In February and March, the House of Lords EU Internal Market Sub-Committee heard evidence on the nature and purpose of so-called 'level playing field' provisions in trade agreements, as well as the Government's and EU's negotiating approaches to the specific areas of labour protection, environmental protection and (in particular) state aid. The Committee also considered options for a UK-EU compromise on state aid, alongside the opportunities and challenges associated with designing a UK state aid or subsidy control policy.  

Key points

Level playing field

  • Broadly speaking, level playing provisions are commitments not to lower levels of regulation below commonly agreed 'reference points'—usually, international standards.

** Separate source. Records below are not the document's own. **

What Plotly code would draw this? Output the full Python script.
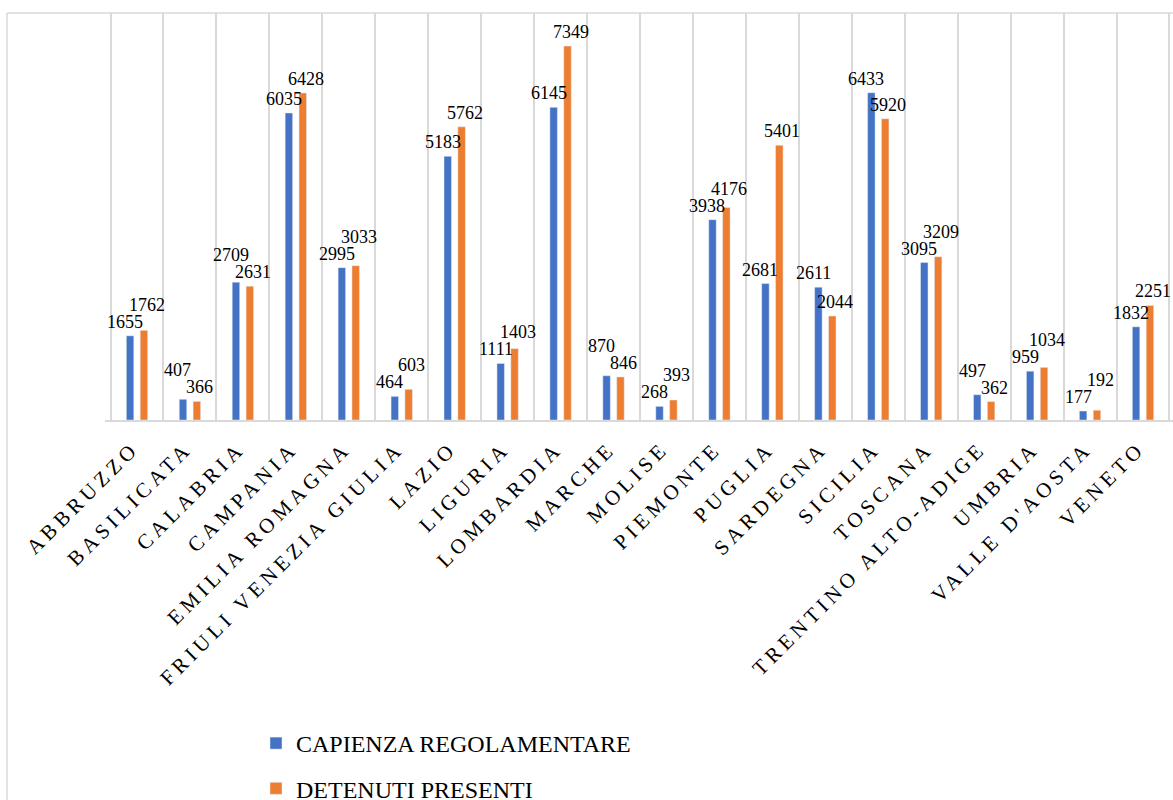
import plotly.graph_objects as go

regions = ["ABBRUZZO", "BASILICATA", "CALABRIA", "CAMPANIA", "EMILIA ROMAGNA",
           "FRIULI VENEZIA GIULIA", "LAZIO", "LIGURIA", "LOMBARDIA", "MARCHE",
           "MOLISE", "PIEMONTE", "PUGLIA", "SARDEGNA", "SICILIA", "TOSCANA",
           "TRENTINO ALTO-ADIGE", "UMBRIA", "VALLE D'AOSTA", "VENETO"]
capienza = [1655, 407, 2709, 6035, 2995, 464, 5183, 1111, 6145, 870,
            268, 3938, 2681, 2611, 6433, 3095, 497, 959, 177, 1832]
detenuti = [1762, 366, 2631, 6428, 3033, 603, 5762, 1403, 7349, 846,
            393, 4176, 5401, 2044, 5920, 3209, 362, 1034, 192, 2251]
series_names = ["CAPIENZA REGOLAMENTARE", "DETENUTI PRESENTI"]

BLUE = "#4472C4"
ORANGE = "#ED7D31"
GRID = "#d9d9d9"
FONT = "Liberation Serif"

W, H = 1173, 800
M_L, M_R, M_T, M_B = 105, 0, 13, 380
Y_MAX = 8000
plot_h = H - M_T - M_B
k = plot_h / Y_MAX  # px per unit

fig = go.Figure()
fig.add_trace(go.Bar(x=regions, y=capienza, name=series_names[0],
                     marker_color=BLUE, legendgroup="a"))
fig.add_trace(go.Bar(x=regions, y=detenuti, name=series_names[1],
                     marker_color=ORANGE, legendgroup="b"))

# data labels, placed above bars, nudged apart when they would collide
GAP = 2
SEP = 17
annotations = []
for reg, vb, vo in zip(regions, capienza, detenuti):
    hb = vb * k + GAP
    ho = vo * k + GAP
    if abs(hb - ho) < SEP:
        if vo >= vb:
            ho = hb + SEP
        else:
            hb = ho + SEP
    annotations.append(dict(x=reg, y=vb, xref="x", yref="y", text=str(vb),
                            showarrow=False, yanchor="bottom", xanchor="center",
                            xshift=-12, yshift=hb - vb * k,
                            font=dict(family=FONT, size=18, color="black")))
    annotations.append(dict(x=reg, y=vo, xref="x", yref="y", text=str(vo),
                            showarrow=False, yanchor="bottom", xanchor="center",
                            xshift=10, yshift=ho - vo * k,
                            font=dict(family=FONT, size=18, color="black")))

x_left = (7 - M_L) / (W - M_L - M_R)
shapes = [
    dict(type="line", xref="paper", yref="paper", x0=x_left, x1=1.05, y0=1, y1=1,
         line=dict(color=GRID, width=1.5)),
    dict(type="line", xref="paper", yref="paper", x0=x_left, x1=x_left, y0=1, y1=-1.2,
         line=dict(color=GRID, width=1.5)),
]

fig.update_layout(
    width=W, height=H,
    margin=dict(l=M_L, r=M_R, t=M_T, b=M_B, pad=0, autoexpand=False),
    paper_bgcolor="white", plot_bgcolor="white",
    barmode="group", bargap=0.476, bargroupgap=0.46,
    font=dict(family=FONT, color="black"),
    annotations=annotations,
    shapes=shapes,
    showlegend=True,
    legend=dict(orientation="v", traceorder="grouped", tracegroupgap=11,
                xref="container", yref="container",
                x=256 / W, y=1 - 721 / H, xanchor="left", yanchor="top",
                font=dict(family=FONT, size=24, color="black"),
                bgcolor="rgba(0,0,0,0)", itemclick=False),
    xaxis=dict(type="category", tickson="boundaries", showgrid=True,
               tickmode="array", tickvals=regions, ticktext=regions,
               gridcolor=GRID, gridwidth=1.5, showline=True, linecolor=GRID,
               linewidth=2, ticks="", tickangle=-45, automargin=False,
               ticklabelstandoff=6, ticklabelshift=-4,
               tickfont=dict(family=FONT, size=21, color="black")),
    yaxis=dict(range=[0, Y_MAX], showgrid=False, zeroline=False,
               showticklabels=False, showline=False, automargin=False),
)

# letter-spaced category labels, as in the original chart
post = ("var s=document.createElement('style');"
        "s.textContent='.xtick text{letter-spacing:4.5px;}';"
        "document.head.appendChild(s);")
fig.write_html("out.html", post_script=post)
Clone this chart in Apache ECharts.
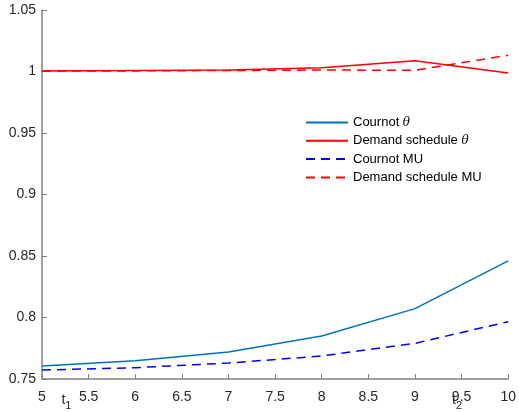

The inclusion of some form of level playing field provision in a future UK-EU trade deal is therefore not controversial in itself.
  • The Committee raises several questions about the type of level playing field provisions being sought by the Government in negotiations with the EU. For example, what provisions does the Government have in mind as ‘typical' of existing trade agreements? And what laws and standards should serve as a ‘reference point' to measure regression from current levels of labour and environmental protection?

State aid

  • Troublingly, none of the Committee's witnesses thought that the Government had a clear understanding of what state aid provisions it had signed up to in the Protocol on Ireland/Northern Ireland. Renegotiating these provisions as part of the future relationship agreement with the EU should be a key UK priority.
  • Some of the EU's existing trade agreements contain provisions on subsidy control that combine WTO subsidy rules with significant inputs from the EU state aid framework. There is therefore scope for the UK and EU to agree a set of common rules on subsidy control that could give the UK and EU reassurance about each other's use of subsidies, without tying the UK to the EU state aid regime.
  • The detail of the Government's planned subsidy control regime remains, as yet, unknown. The Committee raises a number of questions about the future operation of this regime, and notes the opportunities associated with shaping it around the UK's economic and industrial policies.
  • It remains unclear whether the Competition and Markets Authority (CMA) will play a role in the UK's future subsidy control framework. The Committee expresses concern that this uncertainty has put the CMA in a challenging position.